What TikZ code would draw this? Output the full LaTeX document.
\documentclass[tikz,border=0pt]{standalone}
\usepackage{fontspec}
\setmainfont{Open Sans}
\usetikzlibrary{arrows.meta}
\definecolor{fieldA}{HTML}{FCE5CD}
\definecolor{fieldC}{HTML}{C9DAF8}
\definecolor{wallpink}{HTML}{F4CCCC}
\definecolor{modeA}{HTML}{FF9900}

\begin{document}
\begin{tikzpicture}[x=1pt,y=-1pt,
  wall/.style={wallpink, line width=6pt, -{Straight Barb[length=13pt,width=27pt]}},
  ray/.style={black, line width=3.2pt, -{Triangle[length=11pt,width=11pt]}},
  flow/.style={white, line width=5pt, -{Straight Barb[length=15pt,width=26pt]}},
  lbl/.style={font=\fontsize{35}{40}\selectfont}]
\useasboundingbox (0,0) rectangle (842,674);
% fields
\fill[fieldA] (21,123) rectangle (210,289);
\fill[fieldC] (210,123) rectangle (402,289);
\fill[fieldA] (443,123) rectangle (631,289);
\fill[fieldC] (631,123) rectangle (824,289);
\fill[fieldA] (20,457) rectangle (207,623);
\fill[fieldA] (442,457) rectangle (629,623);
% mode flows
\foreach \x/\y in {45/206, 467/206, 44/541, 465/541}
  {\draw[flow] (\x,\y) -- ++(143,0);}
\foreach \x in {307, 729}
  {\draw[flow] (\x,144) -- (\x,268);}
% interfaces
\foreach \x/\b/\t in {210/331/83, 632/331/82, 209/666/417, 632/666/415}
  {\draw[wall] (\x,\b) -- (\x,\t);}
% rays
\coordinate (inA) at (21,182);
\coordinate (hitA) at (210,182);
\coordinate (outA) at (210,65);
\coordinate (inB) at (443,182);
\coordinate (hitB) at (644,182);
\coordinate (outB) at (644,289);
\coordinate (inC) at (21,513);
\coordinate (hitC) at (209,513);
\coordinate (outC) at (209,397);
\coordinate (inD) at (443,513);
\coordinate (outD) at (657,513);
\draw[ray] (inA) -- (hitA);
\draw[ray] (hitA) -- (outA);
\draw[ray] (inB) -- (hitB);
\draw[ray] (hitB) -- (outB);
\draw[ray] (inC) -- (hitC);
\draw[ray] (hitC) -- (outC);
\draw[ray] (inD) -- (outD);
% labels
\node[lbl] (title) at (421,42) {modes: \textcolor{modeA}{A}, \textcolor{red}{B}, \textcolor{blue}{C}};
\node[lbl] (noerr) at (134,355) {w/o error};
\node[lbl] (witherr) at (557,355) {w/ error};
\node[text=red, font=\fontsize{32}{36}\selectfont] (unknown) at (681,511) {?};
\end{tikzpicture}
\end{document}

* [STATED EXERCISE] Copy each line from the data above that includes "draw".

* [ANSWER]
What TikZ code would draw this? Output the full LaTeX document.
  {\draw[flow] (\x,\y) -- ++(143,0);}
  {\draw[flow] (\x,144) -- (\x,268);}
  {\draw[wall] (\x,\b) -- (\x,\t);}
\draw[ray] (inA) -- (hitA);
\draw[ray] (hitA) -- (outA);
\draw[ray] (inB) -- (hitB);
\draw[ray] (hitB) -- (outB);
\draw[ray] (inC) -- (hitC);
\draw[ray] (hitC) -- (outC);
\draw[ray] (inD) -- (outD);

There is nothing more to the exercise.